Faltan quince días para las elecciones generales y ya han recurrido a la algarada callejera. Muy mal se tienen que ver en el Gobierno para quemar este cartucho tan rápido. En el 2004 emplearon esta estrategia después de los atentados del 11 de marzo. Ahora han adelantado los plazos, quizá porque son conscientes de estar en caída libre.
Este viernes se ha vuelto a producir un nuevo intento de agresión. En esta ocasión ha sido contra los consejeros de Presidencia y de Sanidad de la Comunidad de Madrid mientras visitaban el Hospital de Parla. Gritos, empujones, banderas republicanas y reproches contra el PP. Es el cuarto altercado que se registra en una semana, y todos ellos con el objetivo común de destruir toda oposición política, demoler todo aquello que se aleje del pensamiento único. Pero en estos momentos esta artimaña no hace sino delatar a un Gobierno nervioso y consciente de sus muchas limitaciones.

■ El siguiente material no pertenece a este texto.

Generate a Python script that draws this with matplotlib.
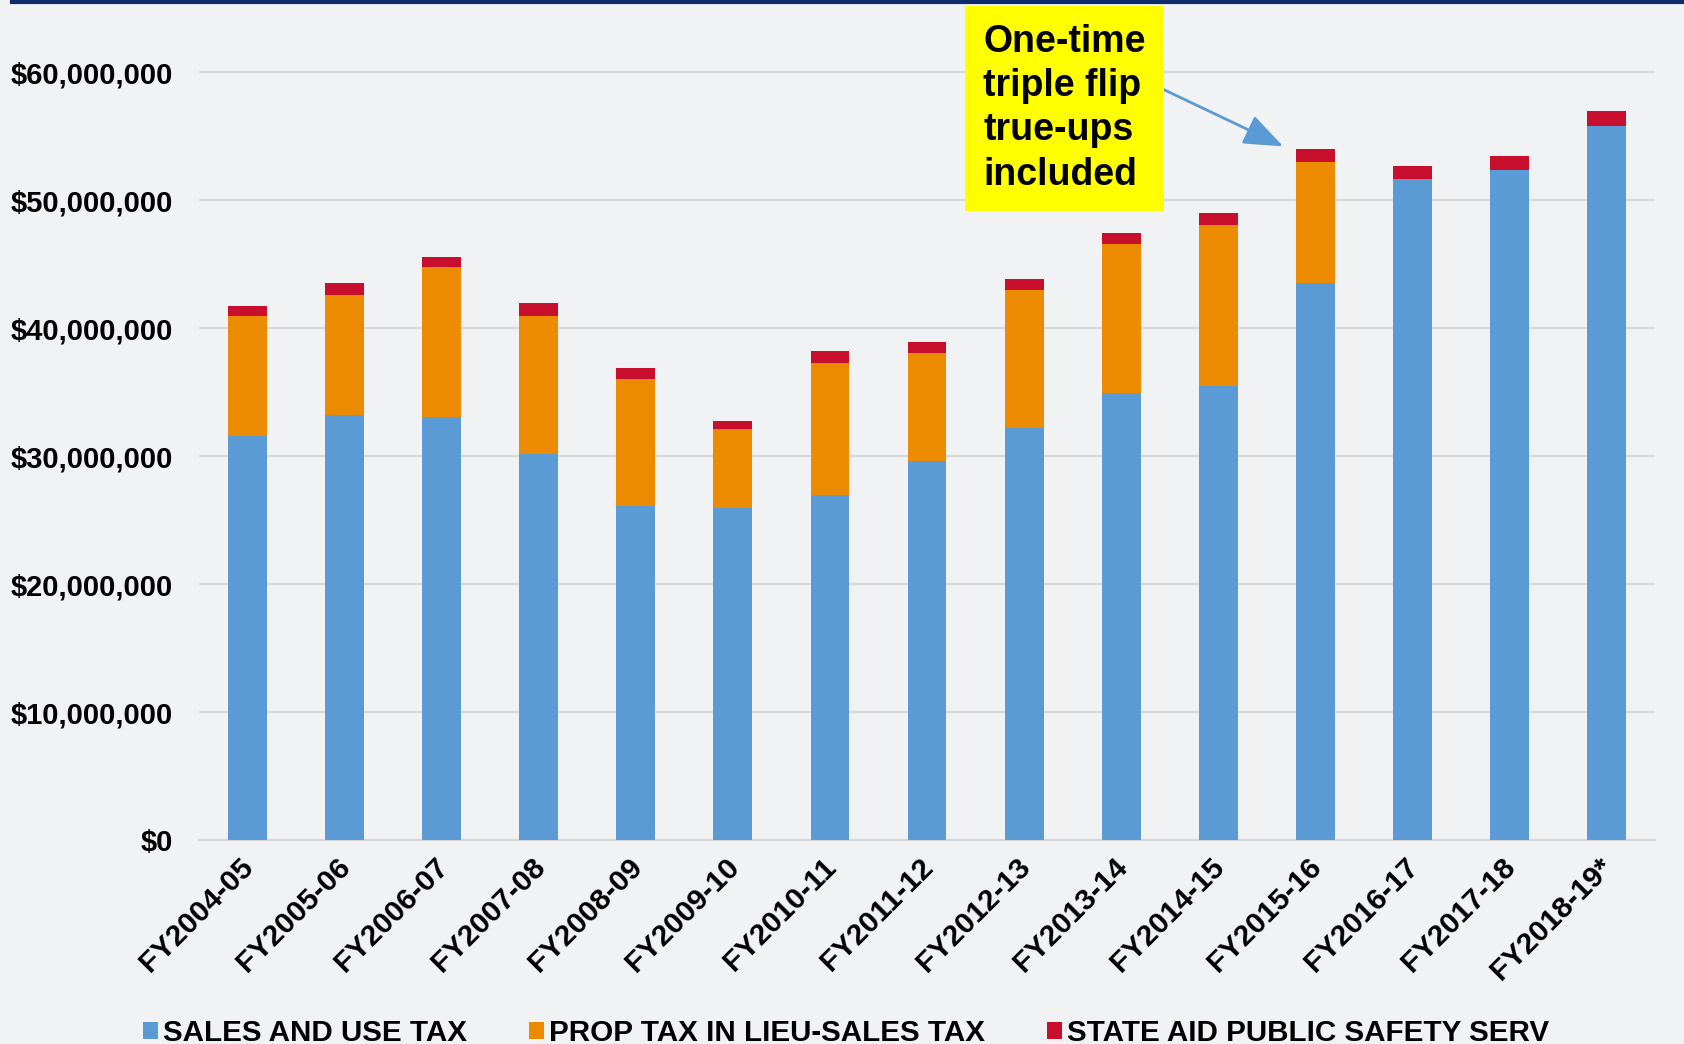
import numpy as np
import matplotlib.pyplot as plt
from matplotlib.lines import Line2D
from matplotlib.ticker import FuncFormatter
from matplotlib.transforms import ScaledTranslation

plt.rcParams['font.family'] = ['Liberation Sans', 'DejaVu Sans']

# Fiscal years and revenue by source (dollars)
years = ["FY2004-05", "FY2005-06", "FY2006-07", "FY2007-08", "FY2008-09",
         "FY2009-10", "FY2010-11", "FY2011-12", "FY2012-13", "FY2013-14",
         "FY2014-15", "FY2015-16", "FY2016-17", "FY2017-18", "FY2018-19*"]
sales_use = [31.56e6, 33.18e6, 33.02e6, 30.18e6, 26.07e6, 25.94e6, 26.95e6, 29.58e6,
             32.19e6, 34.90e6, 35.49e6, 43.49e6, 51.64e6, 52.37e6, 55.76e6]
prop_in_lieu = [9.38e6, 9.42e6, 11.72e6, 10.76e6, 9.92e6, 6.14e6, 10.32e6, 8.49e6,
                10.78e6, 11.66e6, 12.56e6, 9.48e6, 0, 0, 0]
public_safety = [0.80e6, 0.89e6, 0.81e6, 0.99e6, 0.91e6, 0.63e6, 0.91e6, 0.83e6,
                 0.84e6, 0.89e6, 0.98e6, 0.99e6, 1.06e6, 1.07e6, 1.17e6]
series_names = ["SALES AND USE TAX", "PROP TAX IN LIEU-SALES TAX", "STATE AID PUBLIC SAFETY SERV"]
colors = ["#5B9BD5", "#ED8B00", "#C8102E"]
note_text = "One-time\ntriple flip\ntrue-ups\nincluded"

bg = "#F1F2F4"
fig = plt.figure(figsize=(16.84, 10.44), dpi=100, facecolor=bg)
ax = fig.add_axes([0.1182, 0.1954, 0.8646, 0.7759], facecolor=bg)

x = np.arange(len(years))
w = 0.40
base2 = np.array(sales_use)
base3 = base2 + np.array(prop_in_lieu)
b1 = ax.bar(x, sales_use, w, color=colors[0], zorder=3)
b2 = ax.bar(x, prop_in_lieu, w, bottom=base2, color=colors[1], zorder=3)
b3 = ax.bar(x, public_safety, w, bottom=base3, color=colors[2], zorder=3)

ax.set_xlim(-0.5, len(years) - 0.5)
ax.set_ylim(0, 63.3e6)
ax.set_yticks(np.arange(0, 60e6 + 1, 10e6))
ax.yaxis.set_major_formatter(FuncFormatter(lambda v, p: "${:,.0f}".format(v)))
ax.grid(axis='y', color='#D9D9D9', linewidth=1.6, zorder=0)
for s in ['top', 'right', 'left']:
    ax.spines[s].set_visible(False)
ax.spines['bottom'].set_color('#D9D9D9')
ax.spines['bottom'].set_linewidth(1.6)
ax.tick_params(axis='y', length=0, pad=19, labelsize=21)
ax.tick_params(axis='x', length=0, pad=9, labelsize=21.5)
ax.set_xticks(x)
ax.set_xticklabels(years)
for lab in ax.get_yticklabels():
    lab.set_fontweight('bold')
shift = ScaledTranslation(-0.08, 0, fig.dpi_scale_trans)
for lab in ax.get_xticklabels():
    lab.set_fontweight('bold')
    lab.set_rotation(45)
    lab.set_ha('right')
    lab.set_va('top')
    lab.set_rotation_mode('anchor')
    lab.set_transform(lab.get_transform() + shift)

# callout box with arrow to the FY2015-16 bar
ax.annotate(note_text, xy=(10.67, 54.2e6), xytext=(7.58, 63.8e6),
            ha='left', va='top', fontsize=27, fontweight='bold', linespacing=1.3,
            bbox=dict(boxstyle='square,pad=0.48', fc='#FFFF00', ec='none'),
            arrowprops=dict(arrowstyle='-|>,head_length=0.9,head_width=0.35',
                            color='#5B9BD5', lw=2, shrinkA=0, shrinkB=0,
                            relpos=(1.0, 0.66)),
            annotation_clip=False, zorder=5)

fig.legend([b1, b2, b3], series_names, loc='lower left', ncol=3,
           bbox_to_anchor=(0.0849, -0.003), frameon=False,
           prop=dict(size=21.3, weight='bold'), handlelength=0.52, handleheight=0.52,
           handletextpad=0.17, columnspacing=2.08, borderpad=0, borderaxespad=0)

# dark rule along the top edge
fig.add_artist(Line2D([0.007, 1.0], [0.9985, 0.9985], color='#0D2C6C', linewidth=3))

fig.savefig("out.png", dpi=100, facecolor=bg)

Ya se ha dicho antes, es verdad, pero volver a insistir en este asunto no es ser repetitivo, porque se trata de algo a lo que no nos podemos acostumbrar, que no podemos dejar pasar por más que empiece a resultar habitual. Estamos ante una ofensiva en toda la regla contra la oposición. Se alimentan actitudes extremistas, se aplauden las posiciones más radicales y se reabren viejas heridas. Es la búsqueda desesperada del voto radical, de la extrema izquierda que votó a Zapatero el 14-M pero que previsiblemente se quede en casa en esta ocasión. Con estas algaradas se quiere devolver a la calle el ambiente de aquellos días de 2004.
El PSOE ha apretado el acelerador, pero no tienen tiempo para cambiar las tendencias de los votantes. Zapatero cae y Rajoy sube. Han desistido de tomar la iniciativa, renunciando a marcar el paso de la campaña, algo que en principio debería ser sencillo para un partido que está en el Gobierno. Como alternativa, han optado por lanzarse al monte y seguir la estrategia de la revuelta callejera. Una decisión que, una vez tomada, ya no tiene marcha atrás.